Kedua penulis buku, Arianto dan Rohmania Chandra Sari menyampaikan kumpulan tulisan itu berangkat dari webinar akademisi Ilmu Komunikasi dari berbagai perguruan tinggi yang diselenggarakan Asosiasi Pendidikan Komunikasi Perguruan Tinggi Muhammadiyah-Aisyiyah (APIK PTMA).

Chandra menyumbang tulisan dengan topik ulasan Alasan Religiusitas dan Komunikasi Efektif Pemerintah Indonesia dalam menghadapi Covid-19. Chandra berpendapat tokoh agama memiliki peran penting turut serta mengedukasi masyarakat.

“Data Pew Research Center pada 2018, sebanyak 83 persen populasi di Indonesia berpendapat bahwa agama memiliki peran besar saat ini, dibanding 20 tahun lalu,” ujarnya. Sangat disayangkan jika tokoh agama tidak memberikan informasi mengenai pendemo covid-19 secara tepat.

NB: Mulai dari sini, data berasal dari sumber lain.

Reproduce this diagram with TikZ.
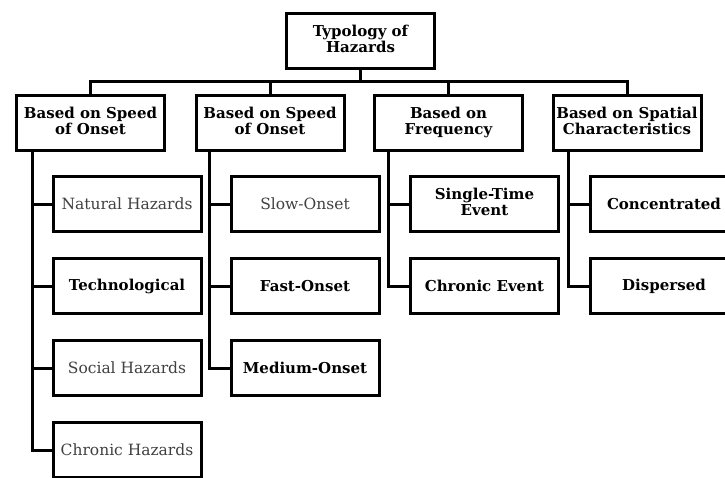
\documentclass[tikz,border=0pt]{standalone}
\usepackage{fontspec}
\setmainfont{DejaVu Serif}
\usetikzlibrary{positioning}
\tikzset{headbox/.style={
    % The shape:
    rectangle,minimum width=148pt,minimum height=55pt,inner sep=1pt,
    % The rest
    line width=3pt,draw=black,
    font=\bfseries\fontsize{15}{15}\selectfont
  },
  itembox/.style={
    rectangle,minimum width=148pt,minimum height=55pt,inner sep=1pt,
    line width=3pt,draw=black,
    font=\bfseries\fontsize{15}{15}\selectfont
  },
  plainitem/.style={itembox,font=\fontsize{15.5}{15}\selectfont,text=black!75},
  link/.style={line width=3pt}
}

\begin{document}
\begin{tikzpicture}[x=1pt,y=-1pt]
      \useasboundingbox (0,0) rectangle (725,477);
      \clip (0,0) rectangle (725,477);

      % top level
      \node (typology) [headbox] at (360.5,41) {
        \begin{tabular}{@{}c@{}}
          Typology of\\
          Hazards
      \end{tabular}};

      % second level
      \node (speedA) [headbox] at (90.5,123) {
        \begin{tabular}{@{}c@{}}
          Based on Speed\\
          of Onset
      \end{tabular}};
      \node (speedB) [headbox] at (270,123) {
        \begin{tabular}{@{}c@{}}
          Based on Speed\\
          of Onset
      \end{tabular}};
      \node (freq) [headbox] at (448.5,123) {
        \begin{tabular}{@{}c@{}}
          Based on\\
          Frequency
      \end{tabular}};
      \node (spatial) [headbox] at (627,123) {
        \begin{tabular}{@{}c@{}}
          Based on Spatial\\
          Characteristics
      \end{tabular}};

      % first column
      \node (natural) [plainitem] at (127,204) {Natural Hazards};
      \node (techno)  [itembox, below=24pt of natural] {Technological};
      \node (social)  [plainitem, below=24pt of techno] {Social Hazards};
      \node (chronicH) [plainitem, below=24pt of social] {Chronic Hazards};

      % second column
      \node (slow)   [plainitem] at (305,204) {Slow-Onset};
      \node (fast)   [itembox, below=24pt of slow] {Fast-Onset};
      \node (medium) [itembox, below=24pt of fast] {Medium-Onset};

      % third column
      \node (single) [itembox] at (484.5,204) {
        \begin{tabular}{@{}c@{}}
          Single-Time\\
          Event
      \end{tabular}};
      \node (chronicE) [itembox, below=24pt of single] {Chronic Event};

      % fourth column
      \node (concen) [itembox] at (664,204) {Concentrated};
      \node (disp)   [itembox, below=24pt of concen] {Dispersed};

      \draw[link] (typology.south) -- ++(0,11) -| (speedA.north);
      \draw[link] (typology.south) -- ++(0,11) -| (speedB.north);
      \draw[link] (typology.south) -- ++(0,11) -| (freq.north);
      \draw[link] (typology.south) -- ++(0,11) -| (spatial.north);

      \draw[link] ([xshift=17pt]speedA.south west) |- (natural.west);
      \draw[link] ([xshift=17pt]speedA.south west) |- (techno.west);
      \draw[link] ([xshift=17pt]speedA.south west) |- (social.west);
      \draw[link] ([xshift=17pt]speedA.south west) |- (chronicH.west);

      \draw[link] ([xshift=15pt]speedB.south west) |- (slow.west);
      \draw[link] ([xshift=15pt]speedB.south west) |- (fast.west);
      \draw[link] ([xshift=15pt]speedB.south west) |- (medium.west);

      \draw[link] ([xshift=15pt]freq.south west) |- (single.west);
      \draw[link] ([xshift=15pt]freq.south west) |- (chronicE.west);

      \draw[link] ([xshift=16.5pt]spatial.south west) |- (concen.west);
      \draw[link] ([xshift=16.5pt]spatial.south west) |- (disp.west);
    \end{tikzpicture}
\end{document}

krisis-komunikasi-saat-pendemi-covid-19
Tim Komunikasi Publik Gugus Tugas Nasional Reisa Broto Asmoro saat konferensi pers. (Foto : https://covid19.go.id)

Sedangkan Oni Dwi Arianto mengungkapkan fenomena banjir informasi saat ini. Ia menulis sebagai bentuk kritik terhadap pemerintah dari peristiwa komunikasi di awal pandemi. “Mengapa pemerintah tidak menggunakan bahasa yang mudah dipahami? Banyak istilah asing yang disampaikan,” kata Oni.

Antara lain lockdown, suspect, physical distancing, social distancing dan sebagainya. Terjadi krisis komunikasi. Sehingga muncul banyak meme dan karikatur lucu yang menyindir pemerintah.

Sementara dosen Ilmu Komunikasi Universitas Brawijaya Malang Bambang Dwi Prasetya menjelaskan kondisi krisis komunikasi di Indonesia akibat kurang sigap memperhatikan early warning system atau sistem peringatan dini. Belum menyadarkan jika ada potensi krisis akibat virus. Pemerintah justru menanggapi dengan enteng seolah-olah virus bukan persoalan serius.

“Krisis ada tiga fase. Yakni pra krisis, krisis dan pasca krisis. Pemerintah terkesan belum siap pada fase pra krisis. Akibatnya saat masuk awal fase krisis, pemerintah kelimpungan. Terlihat kebijakan pemerintah pusat dan daerah tak sama,” katanya.

Harapannya, kata Bambang, ke depan pemerintah bisa membuat kebijakan yang seragam dalam satuan pesan. Pemerintah daerah juga harus mengikuti semua arahan pemerintah pusat sehingga masyarakat tidak bingung. Sebab,  pemerintah daerah merupakan ujung tombak informasi kepada masyarakat terkait Covid-19.